Perhaps as troubling, many cannot conceive of an armed Black rebellion including so many white people. Indeed, often overlooked is the fact that even Haiti’s Black generals had allied, at various points during their revolution, with the largely white militaries of Spain, Britain, and republican France to gain their freedom. Had Napoleon not overthrown the radical Jacobin government in France, voided their emancipation decree, and tried to re-enslave Black Haitians, a post-emancipation Haiti might well have remained a free Black colony within a white French empire, rather than, by 1804, an independent Black republic.

In other words, both the racist imaginings of the “savage African,” and the racial-essentialist imaginings of Black “self-liberation,” prevent us from seeing the radical nature of these slave-led revolutions.
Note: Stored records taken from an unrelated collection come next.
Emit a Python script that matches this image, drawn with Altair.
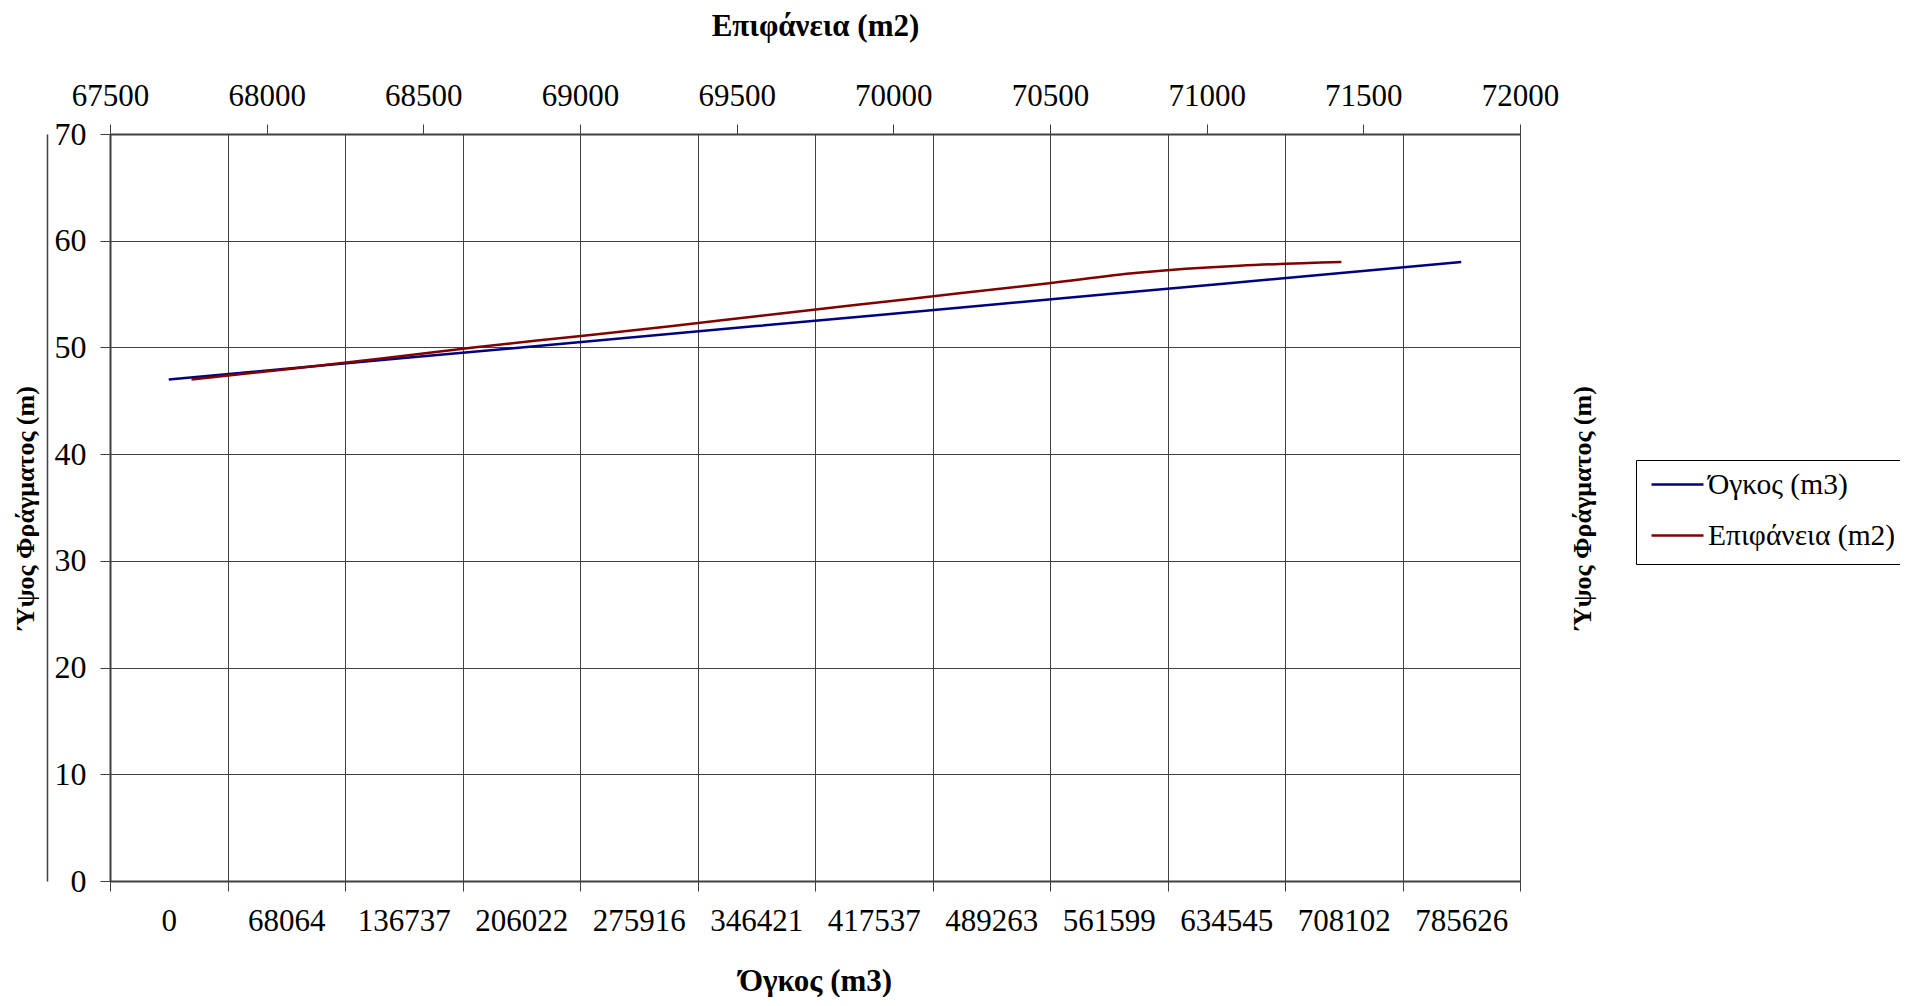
import altair as alt
import pandas as pd

# ---- data ----
heights = [47, 48, 49, 50, 51, 52, 53, 54, 55, 56, 57, 58]
volumes = ["0", "68064", "136737", "206022", "275916", "346421",
           "417537", "489263", "561599", "634545", "708102", "785626"]
areas = [67760, 68080, 68380, 68660, 68980, 69295,
         69585, 69885, 70190, 70490, 70780, 71430]
area_ticks = [67500, 68000, 68500, 69000, 69500, 70000, 70500, 71000, 71500, 72000]
height_ticks = [0, 10, 20, 30, 40, 50, 60, 70]
series = ["Όγκος (m3)", "Επιφάνεια (m2)"]
colors = ["#000080", "#800000"]

vol_df = pd.DataFrame({"vol": volumes, "h": heights, "s": series[0]})
area_df = pd.DataFrame({"area": areas, "h": heights, "s": series[1]})

FONT = "Liberation Serif"
GRID = "#404040"

color = alt.Color(
    "s:N",
    scale=alt.Scale(domain=series, range=colors),
    legend=alt.Legend(
        title=None, orient="none", legendX=1526, legendY=326,
        direction="vertical", strokeColor="black", fillColor="white",
        padding=14, labelFont=FONT, labelFontSize=29.5, labelColor="black",
        symbolType="stroke", symbolSize=2700, symbolStrokeWidth=2.5,
        labelOffset=3, rowPadding=21, clipHeight=21, labelLimit=400,
    ),
)

yscale = alt.Scale(domain=[0, 70], nice=False, zero=True)

blue = alt.Chart(vol_df).mark_line(strokeWidth=2.5).encode(
    x=alt.X(
        "vol:O", sort=volumes, bandPosition=0.5,
        scale=alt.Scale(type="band", paddingInner=0, paddingOuter=0),
        axis=alt.Axis(
            orient="bottom", title="Όγκος (m3)", tickBand="extent", grid=True,
            labelAngle=0, labelOverlap=False, labelFontSize=31, labelPadding=15,
            titleFontSize=31, titleFontWeight="bold", titlePadding=30,
        ),
    ),
    y=alt.Y(
        "h:Q", scale=yscale,
        axis=alt.Axis(
            orient="left", values=height_ticks, title="Ύψος Φράγματος (m)",
            grid=True, labelFontSize=32, labelPadding=14,
            titleFontSize=26, titleFontWeight="bold", titlePadding=16,
        ),
    ),
    color=color,
)

red = alt.Chart(area_df).mark_line(strokeWidth=2.5, interpolate="monotone").encode(
    x=alt.X(
        "area:Q",
        scale=alt.Scale(domain=[67500, 72000], nice=False, zero=False),
        axis=alt.Axis(
            orient="top", values=area_ticks, format="d", title="Επιφάνεια (m2)",
            grid=False, labelFontSize=31, labelPadding=12, labelFlush=False,
            titleFontSize=31, titleFontWeight="bold", titlePadding=38,
        ),
    ),
    y=alt.Y(
        "h:Q", scale=yscale,
        axis=alt.Axis(
            orient="right", title="Ύψος Φράγματος (m)", labels=False, ticks=False,
            domain=False, grid=False, titleAngle=270, titleFontSize=26,
            titleFontWeight="bold", titlePadding=75,
        ),
    ),
    color=color,
)

deco = alt.Chart(vol_df).mark_line(opacity=0).encode(
    y=alt.Y(
        "h:Q", scale=yscale,
        axis=alt.Axis(
            orient="left", offset=63, labels=False, ticks=False, grid=False,
            title=None, domainWidth=1.5,
        ),
    ),
)

chart = (
    alt.layer(blue, red, deco)
    .resolve_scale(x="independent", y="independent")
    .properties(
        width=1410, height=747,
        autosize=alt.AutoSizeParams(type="none"),
        padding={"left": 102, "top": 126, "right": 380, "bottom": 116},
    )
    .configure_axis(
        labelFont=FONT, titleFont=FONT, labelColor="black", titleColor="black",
        gridColor=GRID, gridWidth=1, gridOpacity=1, tickColor=GRID, tickSize=10,
        tickWidth=1, domainColor=GRID, domainWidth=2,
    )
    .configure_view(stroke=GRID, strokeWidth=1)
)

chart.save("out.html", embed_options={"renderer": "svg", "actions": False})
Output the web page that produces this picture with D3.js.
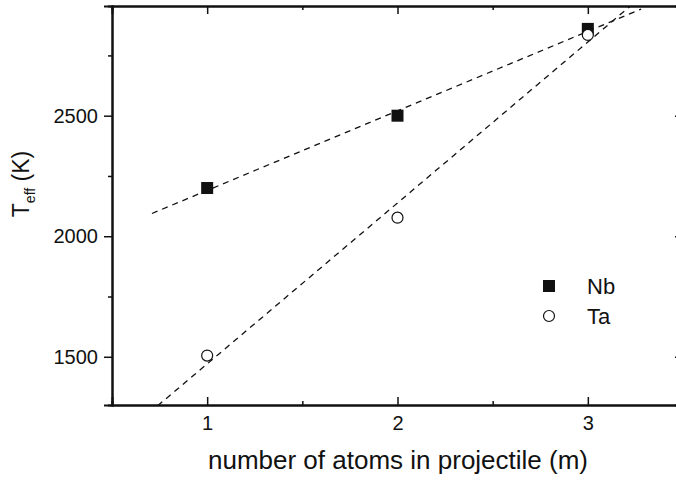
<!DOCTYPE html>
<html>
<head>
<meta charset="utf-8">
<script src="https://cdn.jsdelivr.net/npm/d3@7"></script>
<style>
  body { margin: 0; background: #fff; }
  text { font-family: "Liberation Sans", Arial, sans-serif; fill: #111; }
</style>
</head>
<body>
<div id="chart"></div>
<script>
// data
const m = [1, 2, 3]
const nb = [2200, 2500, 2860]
const ta = [1505, 2077, 2835]
// dashed fit lines: intercept / slope and x extent
const nbFit = { a: 1860, b: 330, x: [0.71, 3.28] }
const taFit = { a: 803, b: 667.5, x: [0.74, 3.4] }
const xTicks = [1, 2, 3]
const xMinor = [1.5, 2.5]
const yTicks = [1500, 2000, 2500]
const yMinor = [1750, 2250, 2750]

const W = 676, H = 482
const MARGIN = { TOP: 6, LEFT: 112, RIGHT: -7, BOTTOM: 77 }

const svg = d3.select("#chart").append("svg")
    .attr("width", W).attr("height", H)

const x = d3.scaleLinear().domain([0.5, 3.5]).range([MARGIN.LEFT, W - MARGIN.RIGHT])
const y = d3.scaleLinear().domain([1300, 2955]).range([H - MARGIN.BOTTOM, MARGIN.TOP])

svg.append("clipPath").attr("id", "clip")
  .append("rect")
    .attr("x", x.range()[0]).attr("y", y.range()[1])
    .attr("width", x.range()[1] - x.range()[0])
    .attr("height", y.range()[0] - y.range()[1])

// fit lines
const line = d3.line().x(d => x(d[0])).y(d => y(d[1]))
const plot = svg.append("g").attr("clip-path", "url(#clip)")
;[nbFit, taFit].forEach(f => {
    plot.append("path")
        .datum(f.x.map(v => [v, f.a + f.b * v]))
        .attr("d", line)
        .attr("fill", "none")
        .attr("stroke", "#111")
        .attr("stroke-width", 1.3)
        .attr("stroke-dasharray", "6,5")
})

// axes
const axisStyle = g => {
    g.select(".domain").attr("stroke", "#111").attr("stroke-width", 2)
    g.selectAll(".tick line").attr("stroke", "#111").attr("stroke-width", 1.5)
    g.selectAll(".tick text").style("font-size", "20px")
}

svg.append("g")
    .attr("transform", `translate(0,${y.range()[0]})`)
    .call(d3.axisBottom(x).tickValues(xTicks).tickSize(-8).tickPadding(11).tickFormat(d3.format("d")))
    .call(axisStyle)
svg.append("g")
    .attr("transform", `translate(0,${y.range()[0]})`)
    .call(d3.axisBottom(x).tickValues(xMinor).tickSize(-4).tickFormat(""))
    .call(axisStyle)
svg.append("g")
    .attr("transform", `translate(0,${y.range()[1]})`)
    .call(d3.axisTop(x).tickValues(xTicks).tickSize(-8).tickFormat(""))
    .call(axisStyle)
svg.append("g")
    .attr("transform", `translate(0,${y.range()[1]})`)
    .call(d3.axisTop(x).tickValues(xMinor).tickSize(-4).tickFormat(""))
    .call(axisStyle)

svg.append("g")
    .attr("transform", `translate(${x.range()[0]},0)`)
    .call(d3.axisLeft(y).tickValues(yTicks).tickSize(8).tickPadding(6).tickFormat(d3.format("d")))
    .call(axisStyle)
svg.append("g")
    .attr("transform", `translate(${x.range()[0]},0)`)
    .call(d3.axisLeft(y).tickValues(yMinor).tickSize(4).tickFormat(""))
    .call(axisStyle)
svg.append("g")
    .attr("transform", `translate(${x.range()[1]},0)`)
    .call(d3.axisRight(y).tickValues(yTicks).tickSize(-8).tickFormat(""))
    .call(axisStyle)

// points
svg.selectAll(".nb").data(m).enter()
  .append("rect")
    .attr("class", "nb")
    .attr("x", (d) => x(d) - 6)
    .attr("y", (d, i) => y(nb[i]) - 6)
    .attr("width", 12).attr("height", 12)
    .attr("fill", "#111")

svg.selectAll(".ta").data(m).enter()
  .append("circle")
    .attr("class", "ta")
    .attr("cx", (d) => x(d))
    .attr("cy", (d, i) => y(ta[i]))
    .attr("r", 5.5)
    .attr("fill", "#fff")
    .attr("stroke", "#111")
    .attr("stroke-width", 1.2)

// legend
const leg = svg.append("g").attr("transform", "translate(549,286)")
leg.append("rect").attr("x", -6).attr("y", -6).attr("width", 12).attr("height", 12).attr("fill", "#111")
leg.append("text").attr("x", 38).attr("y", 8).style("font-size", "22px").text("Nb")
leg.append("circle").attr("cx", 0).attr("cy", 30).attr("r", 5.5)
    .attr("fill", "#fff").attr("stroke", "#111").attr("stroke-width", 1.2)
leg.append("text").attr("x", 38).attr("y", 38).style("font-size", "22px").text("Ta")

// axis titles
svg.append("text")
    .attr("x", 398).attr("y", 469)
    .attr("text-anchor", "middle")
    .style("font-size", "26px")
    .text("number of atoms in projectile (m)")

const yt = svg.append("text")
    .attr("transform", "translate(29,184) rotate(-90)")
    .attr("text-anchor", "middle")
    .style("font-size", "23px")
yt.append("tspan").text("T")
yt.append("tspan").attr("dy", 6).style("font-size", "14px").text("eff")
yt.append("tspan").attr("dy", -6).text(" (K)")
</script>
</body>
</html>
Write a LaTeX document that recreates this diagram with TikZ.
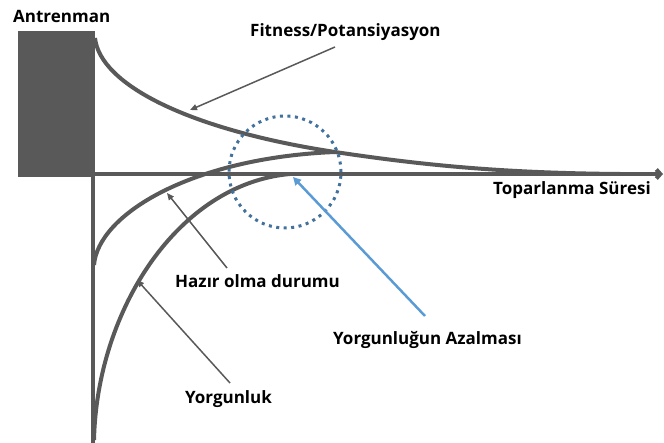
\documentclass[tikz,border=0pt]{standalone}
\usepackage{fontspec}
\setmainfont{Open Sans}
\usetikzlibrary{arrows.meta}
\definecolor{darkgray}{HTML}{595959}
\definecolor{lineblue}{HTML}{5B9BD5}
\definecolor{dotblue}{HTML}{41719C}

\begin{document}
\begin{tikzpicture}[x=1pt, y=1pt]
\tikzstyle{every node}+=[inner sep=0pt, font=\bfseries\fontsize{17}{20}\selectfont]
\tikzstyle{curve}=[darkgray, line width=4pt]
\tikzstyle{pointer}=[darkgray, line width=1.5pt, -{Triangle[length=7pt,width=6pt]}]
\useasboundingbox (0,0) rectangle (664,-443);
% training block and axes
\fill [darkgray] (18,-31) rectangle (95,-177);
\draw [darkgray, line width=4.5pt] (93,-176) -- (93,-443);
\draw [darkgray, line width=4pt, -{Straight Barb[length=4pt,width=9pt]}] (95,-174) -- (663,-174);
% fitness, readiness and fatigue
\draw [curve] (95,-38) .. controls (100,-85) and (190,-130) .. (335,-152);
\draw [curve] (335,-152) .. controls (422,-165) and (500,-173) .. (620,-174);
\draw [curve] (94,-265) .. controls (98,-215) and (190,-158) .. (335,-152);
\draw [curve] (94,-440) .. controls (97,-310) and (178,-184) .. (290,-174);
% circle round the recovery
\draw [dotblue, line width=3pt, dash pattern=on 3pt off 4.5pt] (285,-172) circle (56);
% labels
\node [anchor=base west] (antrenman) at (13,-23) {Antrenman};
\node [anchor=base west] (fitness) at (250,-37) {Fitness/Potansiyasyon};
\node [anchor=base west] (sure) at (493,-195) {Toparlanma Süresi};
\node [anchor=base west] (hazir) at (175,-288) {Hazır olma durumu};
\node [anchor=base west] (azalma) at (333,-345) {Yorgunluğun Azalması};
\node [anchor=base west] (yorgun) at (185,-403) {Yorgunluk};
% pointers
\coordinate (fitStart) at (335,-47);
\coordinate (fitTip) at (190,-110);
\coordinate (hazStart) at (227,-268);
\coordinate (hazTip) at (167,-193);
\coordinate (yorStart) at (230,-383);
\coordinate (yorTip) at (137,-280);
\coordinate (azaStart) at (425,-316);
\coordinate (azaTip) at (293,-177);
\draw [pointer] (fitStart) -- (fitTip);
\draw [pointer] (hazStart) -- (hazTip);
\draw [pointer] (yorStart) -- (yorTip);
\draw [lineblue, line width=2.5pt, -{Triangle[length=8pt,width=8pt]}] (azaStart) -- (azaTip);
\end{tikzpicture}
\end{document}
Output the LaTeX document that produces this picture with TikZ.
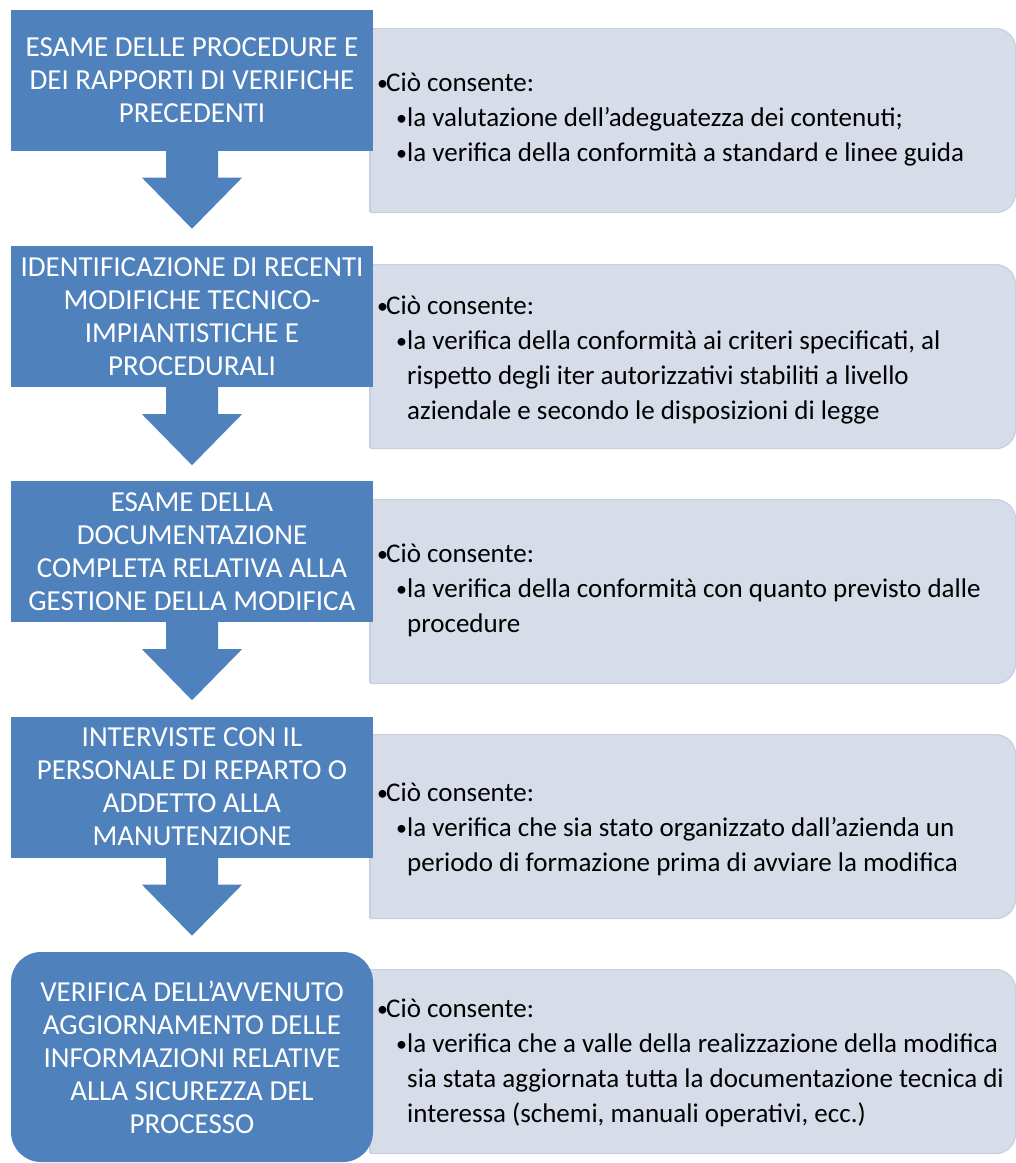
\documentclass[tikz,border=0pt]{standalone}
\usepackage{fontspec}
\setmainfont{Carlito}
\definecolor{stepblue}{HTML}{4F81BD}
\definecolor{notefill}{HTML}{D6DCE8}
\definecolor{noteline}{HTML}{C8CFDE}
% bullet helpers for the note texts
\newcommand{\dotmark}{{\fontsize{22}{22}\selectfont\raisebox{1pt}{•}}}
\newcommand{\notehead}[1]{\makebox[9pt][l]{\dotmark}#1}
\newcommand{\noteitem}[1]{\hspace*{19pt}\makebox[11pt][l]{\dotmark}#1}
\newcommand{\notecont}[1]{\hspace*{30pt}#1}
\begin{document}
\begin{tikzpicture}[x=1pt,y=-1pt,
  stepbox/.style={fill=stepblue, text=white, minimum width=362pt, minimum height=141pt,
    inner sep=0pt, align=center, font=\fontsize{29}{33}\selectfont},
  flow/.style={fill=stepblue},
  notebox/.style={fill=notefill, draw=noteline, line width=1.2pt, rounded corners=20pt,
    minimum width=675pt, minimum height=184pt, anchor=north west, inner sep=0pt},
  notetext/.style={anchor=west, inner sep=0pt, align=left,
    font=\fontsize{27}{35}\selectfont, text=black}]
\useasboundingbox (0,0) rectangle (1016,1163);

% note panels (square left side, rounded right side)
\begin{scope}
  \clip (370,0) rectangle (1016,1163);
  \node[notebox] (n1) at (340,28) {};
  \node[notebox] (n2) at (340,264) {};
  \node[notebox] (n3) at (340,499) {};
  \node[notebox] (n4) at (340,734) {};
  \node[notebox] (n5) at (340,969) {};
\end{scope}
\foreach \t in {28,264,499,734,969}
  \draw[noteline, line width=1.2pt] (370,\t) -- ++(0,184);

% steps
\node[stepbox] (b1) at (192,80) {ESAME DELLE PROCEDURE E\\DEI RAPPORTI DI VERIFICHE\\PRECEDENTI};
\node[stepbox] (b2) at (192,316.5) {IDENTIFICAZIONE DI RECENTI\\MODIFICHE TECNICO-\\IMPIANTISTICHE E\\PROCEDURALI};
\node[stepbox] (b3) at (192,551.5) {ESAME DELLA\\DOCUMENTAZIONE\\COMPLETA RELATIVA ALLA\\GESTIONE DELLA MODIFICA};
\node[stepbox] (b4) at (192,787) {INTERVISTE CON IL\\PERSONALE DI REPARTO O\\ADDETTO ALLA\\MANUTENZIONE};
\node[stepbox, rounded corners=30pt, minimum height=210pt] (b5) at (192,1057)
  {VERIFICA DELL’AVVENUTO\\AGGIORNAMENTO DELLE\\INFORMAZIONI RELATIVE\\ALLA SICUREZZA DEL\\PROCESSO};

% block arrows hanging below each step
\foreach \b in {b1,b2,b3,b4}
  \fill[flow] (\b.south) ++(-26,-1) -- ++(0,28) -- ++(-24,0) -- ++(50,51)
    -- ++(50,-51) -- ++(-24,0) -- ++(0,-28) -- cycle;

% note texts
\node[notetext] (t1) at (377,120) {\notehead{Ciò consente:}\\
  \noteitem{la valutazione dell’adeguatezza dei contenuti;}\\
  \noteitem{la verifica della conformità a standard e linee guida}};
\node[notetext] (t2) at (377,360) {\notehead{Ciò consente:}\\
  \noteitem{la verifica della conformità ai criteri specificati, al}\\
  \notecont{rispetto degli iter autorizzativi stabiliti a livello}\\
  \notecont{aziendale e secondo le disposizioni di legge}};
\node[notetext] (t3) at (377,590) {\notehead{Ciò consente:}\\
  \noteitem{la verifica della conformità con quanto previsto dalle}\\
  \notecont{procedure}};
\node[notetext] (t4) at (377,829) {\notehead{Ciò consente:}\\
  \noteitem{la verifica che sia stato organizzato dall’azienda un}\\
  \notecont{periodo di formazione prima di avviare la modifica}};
\node[notetext] (t5) at (377,1063) {\notehead{Ciò consente:}\\
  \noteitem{la verifica che a valle della realizzazione della modifica}\\
  \notecont{sia stata aggiornata tutta la documentazione tecnica di}\\
  \notecont{interessa (schemi, manuali operativi, ecc.)}};
\end{tikzpicture}
\end{document}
Whether it was the Black revolution in Haiti, or the Black revolution in Civil War America, enslaved Black people fought alongside whites not because these white people were antiracist—not many were—but because the two factions came to share overlapping interests. Especially in the United States, where Black people were always a decisive minority, Black revolutionaries had no other option: They went to war with the army they had, as it were, not the one they wanted.

The tragedy is that few have been able to see not only the immense achievement of these enslaved Black American revolutionaries: Few even can imagine they existed. Perhaps Combee will start to bring their stories into view.